Sadly this scene wasn't used in the movie version of the book ! So you'll have to use your imagination !

Two of my favourites: Professor Minerva McGonagall and a pineapple.
(From Harry Potter and the Philosopher's Stone)

"Thank you for the pineapple, by the way . . . you're quite right, it is my favourite" said Professor Horace Slughorn, Potions Master, to Tom Riddle as he reached for a piece of the crystallised fruit. (From  Harry Potter and The Half Blood Prince)

Our re-enactment of that very moment!

Yes, there were some very shady dealings between Professor Slughorn and certain students in regard to crystallised pineapple . . . in Harry Potter and the Half Blood Prince.
"Horace formed a kind of club of his favorites with himself at the center, making introductions, forging useful contacts between members, and always reaping some kind of benefit in return, whether a free box of his favorite crystallized pineapple or the chance to recommend the next junior member of the Goblin liaison Office." Albus Dumbledore
"I confidently expect you to rise to Minister of Magic within twenty years. Fifteen, if you keep sending me pineapple, I have excellent contacts at the Ministry."  Horace Slughorn to Tom Riddle
“Once Harry saw Slughorn buying it for himself at Honeydukes in Hogsmeade. Crystallized pineapple symbolized his life-long love of luxury, even when Harry viewed him as a much-younger man and Tom Riddle's teacher: ‘sitting ...in the comfortable winged armchair in his office, his feet resting upon a velvet pouffe, a small glass of wine in one hand, the other rummaging in a box of crystallized pineapple’  

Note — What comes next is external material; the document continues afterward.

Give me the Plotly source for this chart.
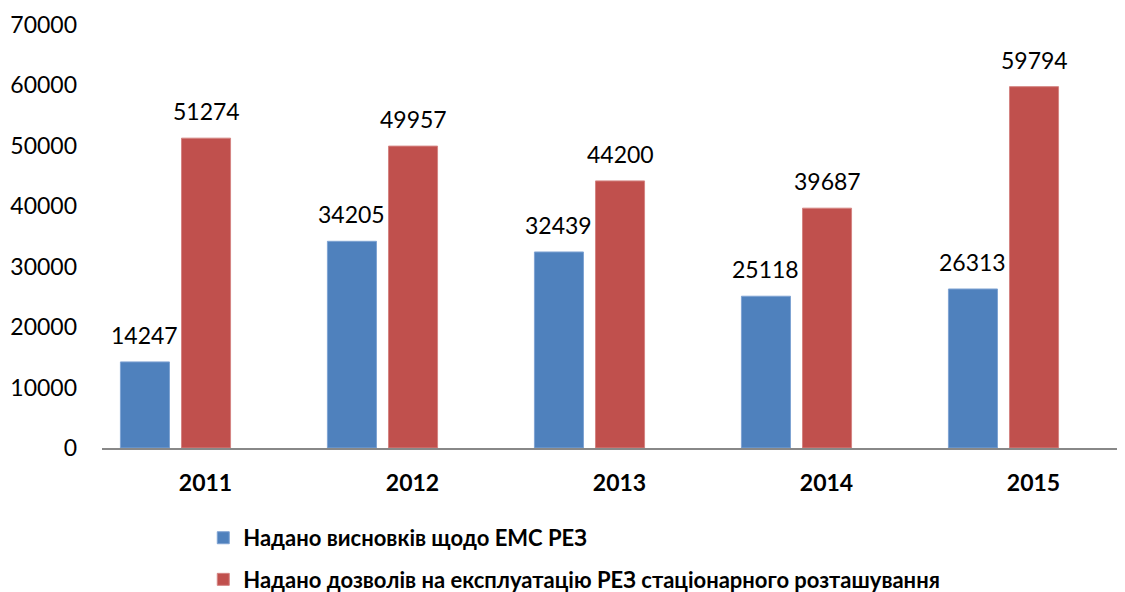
import plotly.graph_objects as go

years = ["2011", "2012", "2013", "2014", "2015"]
conclusions = [14247, 34205, 32439, 25118, 26313]
permits = [51274, 49957, 44200, 39687, 59794]
names = ["Надано висновків щодо ЕМС РЕЗ",
         "Надано дозволів на експлуатацію РЕЗ стаціонарного розташування"]
y_ticks = [0, 10000, 20000, 30000, 40000, 50000, 60000, 70000]

FONT = "Lato"
BAR_W = 0.237
OFFSETS = [-0.411, -0.116]

fig = go.Figure()
series = [(conclusions, names[0], "#4F81BD", "#7FA3D3"),
          (permits, names[1], "#C0504D", "#D48482")]
for k, (vals, name, col, edge) in enumerate(series):
    fig.add_trace(go.Bar(
        x=years, y=vals, name=name, legendgroup=f"g{k}",
        marker=dict(color=col, line=dict(color=edge, width=1)),
        width=BAR_W, offset=OFFSETS[k],
    ))
    for i, v in enumerate(vals):
        fig.add_annotation(
            x=i + OFFSETS[k] + BAR_W / 2, y=v, xref="x", yref="y",
            text=str(v), showarrow=False, yanchor="bottom", yshift=11,
            font=dict(family=FONT, size=23, color="black"),
        )

fig.update_layout(
    width=1117, height=584,
    margin=dict(l=94, r=0, t=17, b=144, autoexpand=False),
    plot_bgcolor="white", paper_bgcolor="white",
    font=dict(family=FONT, color="black"),
    barmode="overlay",
    showlegend=True,
    legend=dict(
        orientation="v",
        x=0.099, y=-0.163, xanchor="left", yanchor="top",
        font=dict(family=FONT, size=22, color="black", weight="bold"),
        tracegroupgap=10, itemwidth=30, traceorder="grouped",
    ),
    xaxis=dict(
        type="category", range=[-0.5, 4.442],
        showline=True, linecolor="#888888", linewidth=2,
        ticks="", showgrid=False, zeroline=False, tickangle=0,
        tickfont=dict(family=FONT, size=23, color="black", weight="bold"),
        ticklabelstandoff=13,
    ),
    yaxis=dict(
        range=[0, 70000], tickvals=y_ticks, tickformat="d",
        showgrid=False, zeroline=False, showline=False, ticks="",
        tickfont=dict(family=FONT, size=23, color="black"),
        ticklabelstandoff=24,
    ),
)
fig.write_html("out.html")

Classic Wizarding World Treats from Soytherin, Seitanclaw, Tofupuff and Vegandor.

“Whether trying to bribe him for information or to get on his good side so you can become part of the Slug Club, you can make Professor Slughorn’s favorite vegan treat–crystallized pineapple–yourself!

The first time I tried making this it didn’t turn out too well, but at least the results made really good pineapple-berry smoothies instead of going to waste. I then worked out what I had been doing incorrectly and gave it another try so now I can bring you a proper recipe! A warning though, this is fairly time-consuming and works much better if you have a dehydrator (unlike me).

Also, when you’re finished with the syrup don’t just throw it out. You now have pineapple syrup, which can be used for countless awesome things… sweeten iced tea, use in a frosting or glaze for coconut cupcakes (or coconut pancakes!), mix with cream soda and make a pineapple soda/coconut ice cream float, pineapple curried rice… the ideas are endless!”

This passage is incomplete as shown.